Il vaccino non esiste. Ungaro ha tentato il
suicidio, pare, mentre Dolce e Gabbana ne faranno sicuramente una versione
tamarra con inserti pitonati.
Non c’è niente che può stare al pari del
sandalo con il calzino: nonostante gli sforzi creativi degli abbinamenti più
improbabili, il podio, l’oro olimpico dell’offesa alla vista, è suo.
Quando incontriamo individui affetti da questa
malattia proviamo pietà e un desiderio incontrollabile di intervenire, di fare
qualcosa. Come, ad esempio, strappargli i sandali dai piedi e lanciarli
nell’aere sperando di fare meta, su Marte.
L’argento va, con indiscusso merito, alla tuta
con canotta e mocassini, che però ha perso appeal tra le giovani generazioni,
restando un fenomeno di nicchia nell’anziano disadattato, preferibilmente
periferico, con un passato orgoglioso nella criminalità organizzata di
quartiere.
Costui abbina al coraggioso outfit il cicchino
nazionale senza filtro, perennemente attaccato al labbro, e usa la bestemmia
come biglietto da visita, nonché la scatarrata in terra per avvertire il
prossimo della sua imminente comparsa: lo puoi sentire arrivare da alcuni
isolati di distanza. Il mezzo di trasporto preferito dal soggetto è l’apecar.
Un tempo aveva probabilmente l’alfa sud, ma deve averla persa a briscola contro
uno straniero di Viterbo con un occhio solo e un culo sfacciato.
Spinge l’apecar al limite massimo della
resistenza, tenendo in braccio, mentre guida, un cane derelitto che subisce il
fumo passivo senza lamentarsi.
Il terzo posto, il bronzo, va a pari merito ai
fuseaux con striscia leopardata, e alle scarpe da ginnastica con il tacco.
Il pantalone elastico è una delle tante scomode
eredità degli anni 80, che in questi tempi bui sono tornati di moda. L’aggiunta
della striscia laterale, tipo divisa dei carabinieri, in fantasie animalier, è
uno spregio al buon gusto di raro sadismo: l’occhio innocente resta ipnotizzato
dalla riga, continua a seguirla, e si chiede attonito “Perché”. Dovrebbe
esserci un esplicito divieto di legge al riguardo, ma certo, in questo modo, le
ditte produttrici di fuseaux fallirebbero miseramente in poco tempo. Forse,
quindi, per sensibilità nei confronti dei molti dipendenti del settore e
dell’economia reale, tutti chiudono un occhio e l’insidioso capo di
abbigliamento continua ad essere venduto liberamente.
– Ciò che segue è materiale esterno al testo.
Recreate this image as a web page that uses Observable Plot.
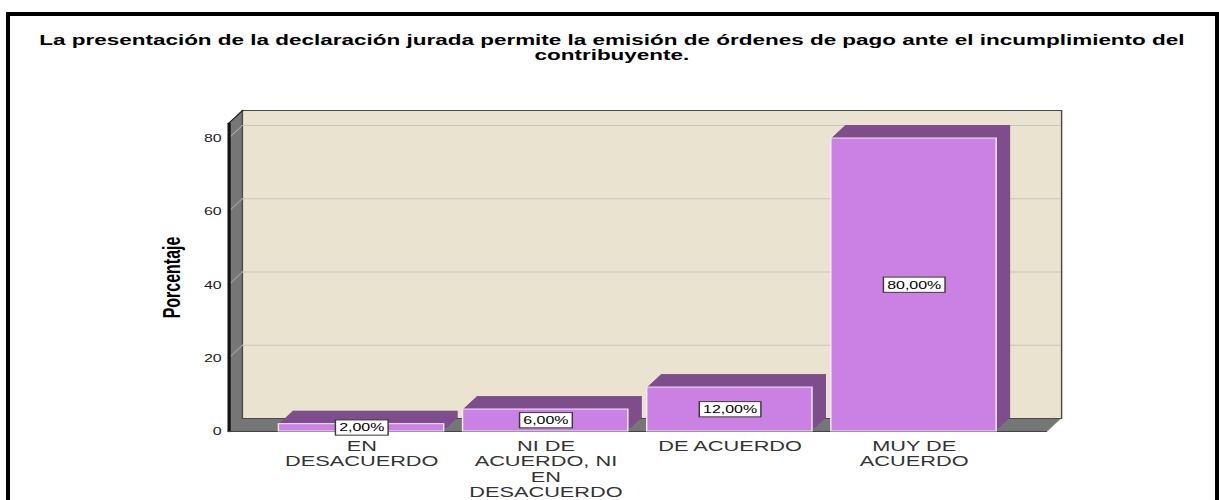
<!DOCTYPE html>
<html><head><meta charset="utf-8">
<script src="https://cdn.jsdelivr.net/npm/d3@7"></script>
<script src="https://cdn.jsdelivr.net/npm/@observablehq/plot@0.6"></script>
<style>
html,body{margin:0;padding:0;background:#fff;width:1219px;height:500px;overflow:hidden;}
#border{position:absolute;left:6px;top:12px;width:1213px;height:600px;box-sizing:border-box;border:4.5px solid #000;}
#stage{position:absolute;left:0;top:0;width:841px;transform:scaleX(1.45);transform-origin:0 0;}
#title{height:70px;box-sizing:border-box;padding-top:33.2px;padding-left:3px;text-align:center;font:bold 15.5px/14.5px "Liberation Sans",Arial,sans-serif;color:#000;white-space:nowrap;}
#chart svg{display:block;overflow:visible;}
</style></head><body>
<div id="border"></div>
<div id="stage">
<div id="title">La presentación de la declaración jurada permite la emisión de órdenes de pago ante el incumplimiento del<br>contribuyente.</div>
<div id="chart"></div>
</div>
<script>
// ---- data ----
const categories = ["EN DESACUERDO", "NI DE ACUERDO, NI EN DESACUERDO", "DE ACUERDO", "MUY DE ACUERDO"];
const tickLabels = ["EN\nDESACUERDO", "NI DE\nACUERDO, NI\nEN\nDESACUERDO", "DE ACUERDO", "MUY DE\nACUERDO"];
const percentages = [2, 6, 12, 80];
const valueLabels = ["2,00%", "6,00%", "12,00%", "80,00%"];
const yTicks = [0, 20, 40, 60, 80];
const yTitle = "Porcentaje";

const data = categories.map((c, i) => ({category: c, value: percentages[i], label: valueLabels[i], tick: tickLabels[i]}));

// ---- layout ----
const S = 1.45;             // horizontal stretch of the whole picture
const W = 841, H = 430, ML = 157, MR = 119, MT = 53, MB = 69;
const PW = W - ML - MR;
const DEPTH = 13, DX = 14 / S;
const steps = d3.range(0, DEPTH + 1);
const off = k => ({dx: k * DX / DEPTH, dy: -k});
const YMAX = 84.1;

const marks = [
  // walls (left wall + floor) by extrusion
  ...steps.map(k => Plot.frame({fill: "#777777", ...off(k)})),
  // back wall
  Plot.frame({fill: "#E9E3CF", stroke: "#4a4a4a", strokeWidth: 1, ...off(DEPTH)}),
  Plot.ruleY(yTicks.slice(1), {stroke: "#c8c5ba", ...off(DEPTH)}),
  // grid diagonals on the left wall
  ...steps.map(k => Plot.ruleY(yTicks.slice(1), {stroke: "#a9a9a9", insetRight: PW - 1, ...off(k)})),
  // top edge of left wall
  ...steps.map(k => Plot.ruleY([YMAX], {stroke: "#222", strokeWidth: 1.2, insetRight: PW - 1.2, ...off(k)})),
  Plot.frame({stroke: "#111", strokeWidth: 1.2, insetRight: PW - 1}),
  Plot.ruleY([0], {stroke: "#444"}),
  // bars: extruded top/side, then front face
  ...steps.slice(1).map(k => Plot.barY(data, {x: "category", y: "value", fill: "#7E4E8C", ...off(k)})),
  Plot.barY(data, {x: "category", y: "value", fill: "#CB80E3", stroke: "#F3E8F6", strokeWidth: 1}),
  // value labels
  Plot.text(data, {x: "category", y: d => d.value / 2, text: "label", fontSize: 11, fill: "#000"}),
  // y tick labels
  Plot.text(yTicks, {y: d => d, text: d => String(d), frameAnchor: "left", textAnchor: "end", dx: -4.6, fontSize: 11, fill: "#222"}),
  // y title
  Plot.text([yTitle], {text: d => d, frameAnchor: "left", textAnchor: "middle", rotate: -90, dx: -38.4, fontSize: 16, fontWeight: "bold", fill: "#000"}),
  // category labels
  Plot.text(data, {x: "category", text: "tick", frameAnchor: "bottom", lineAnchor: "top", dy: 8.6, fontSize: 15, lineHeight: 1.02, fill: "#333"})
];

const chart = Plot.plot({
  width: W, height: H,
  marginLeft: ML, marginRight: MR, marginTop: MT, marginBottom: MB,
  x: {domain: categories, paddingInner: 0.1, paddingOuter: 0.27, axis: null},
  y: {domain: [0, YMAX], axis: null},
  style: {fontFamily: "'Liberation Sans', Arial, sans-serif", background: "transparent", overflow: "visible"},
  marks
});
document.getElementById("chart").appendChild(chart);

// white boxes behind the value labels
d3.select(chart).selectAll("text").filter(function() { return /%$/.test(this.textContent); }).each(function() {
  const b = this.getBBox();
  const r = document.createElementNS("http://www.w3.org/2000/svg", "rect");
  r.setAttribute("x", b.x - 2.6);
  r.setAttribute("y", b.y - 1.8);
  r.setAttribute("width", b.width + 5.2);
  r.setAttribute("height", b.height + 3.2);
  r.setAttribute("fill", "#fff");
  r.setAttribute("stroke", "#3a3a3a");
  r.setAttribute("stroke-width", "1");
  const t = this.getAttribute("transform");
  if (t) r.setAttribute("transform", t);
  this.parentNode.insertBefore(r, this);
});
</script>
</body></html>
Per finire, le Hogan. Anzi le hogan, giacché risulta
eccessivo usare la maiuscola. Qui raggiungiamo la sublimazione del cattivo
gusto procurata da un dispendio di denaro che farebbe vergognare un principe
saudita. Classicamente le troviamo abbinate a suv guidato con atavica
incapacità, innata mancanza di senso delle misure e genetica predisposizione al
parcheggio in quarta fila. Quasi sempre il soggetto che sperimenta l’abisso
delle hogan, indulge anche nella moda delle unghie lunghissime, a guisa di
maestro cinese di arti marziali instabile di mente, e dipinte con miniature
bibliche.
Nonostante tutto questo, dobbiamo continuare a
credere che ci sia una speranza per l’umanità. Ma lo so, è difficile.